Extension for fast finishers:

  • Add an enemy that deals damage when you enter a room
  • Add a "help" command to the dispatcher
  • Add a max_inventory limit to the Player class
  • Add a win condition (e.g., collecting all items triggers an ending)
  • Create a second Python file for room or enemy data

1:45–1:55 - Git Commit, Push & Show and Tell

Save and celebrate

  • Add and commit:
    git add .
    git commit -m "Complete text RPG"
    git push
    
  • Volunteer show-and-tell (2–3 students run their game)
  • Celebrate creative room designs and problem-solving

1:55–2:00 - Wrap-Up & Teaser

Reflect and connect forward

  • Reflection: “What concept clicked for you today?”
  • Preview of what these skills unlock:
    • Web apps with Flask (functions + dicts = routes + data)
    • Data analysis with Pandas (lists of dicts)
    • AI projects (Python libraries use classes extensively)
  • Point to the Next Steps resource

5. Printed Student Handouts

Handout 1: Vocabulary (Fill-in-the-Blank)

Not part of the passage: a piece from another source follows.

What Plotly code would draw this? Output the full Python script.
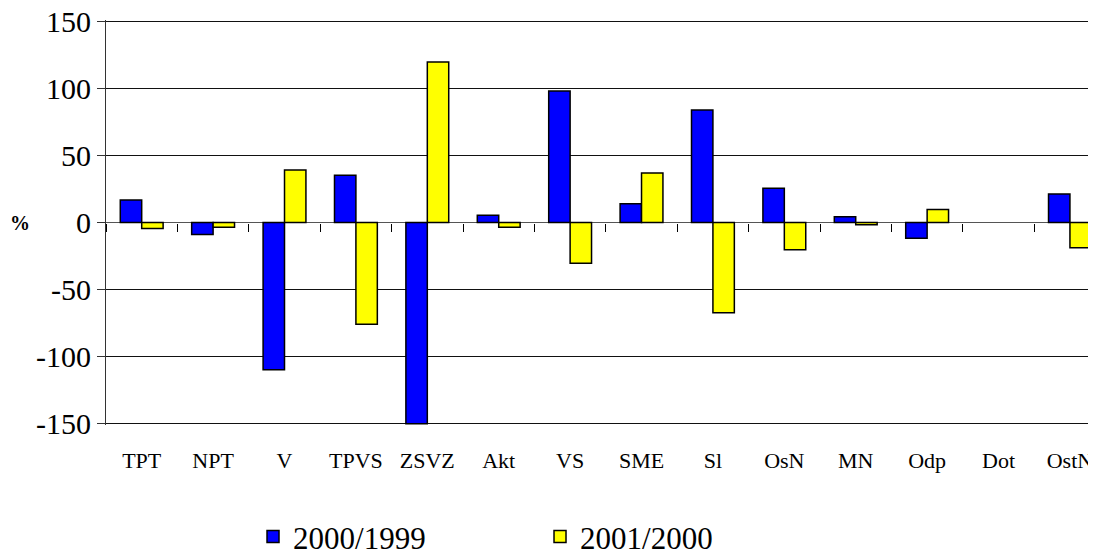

  • list, dictionary, key, value
  • function, parameter, return, call
  • class, object, attribute, method
  • import, module, JSON, file I/O

Handout 2: Mission Worksheet

  • Warm-up check-in
  • List & dictionary quick reference
  • Function anatomy diagram
  • Room planner (sketch out rooms and exits)
  • Reflection prompts
  • Terminal command reference

6. Instructor Guardrails

  • Don’t explain classes deeply — “a blueprint” is enough for today
  • The command dispatcher (commands = {...}) looks magical; say “we’ll revisit this”
  • If a student is confused by self, say “it’s how the object knows which Player it is”
  • json is a standard library — no install needed; mention that offhandedly
  • Extension tasks should feel like bonuses, not pressure

7. Overarching Goals

  • Lists and dicts as the natural home for game and program data
  • Functions as the primary tool for keeping code readable
  • Classes as blueprints, not magic
  • File I/O as a practical, immediately motivating concept (save games!)
  • Confidence to read unfamiliar code and extend it
  • Structural thinking: “how should I organize this?” over “what do I type?”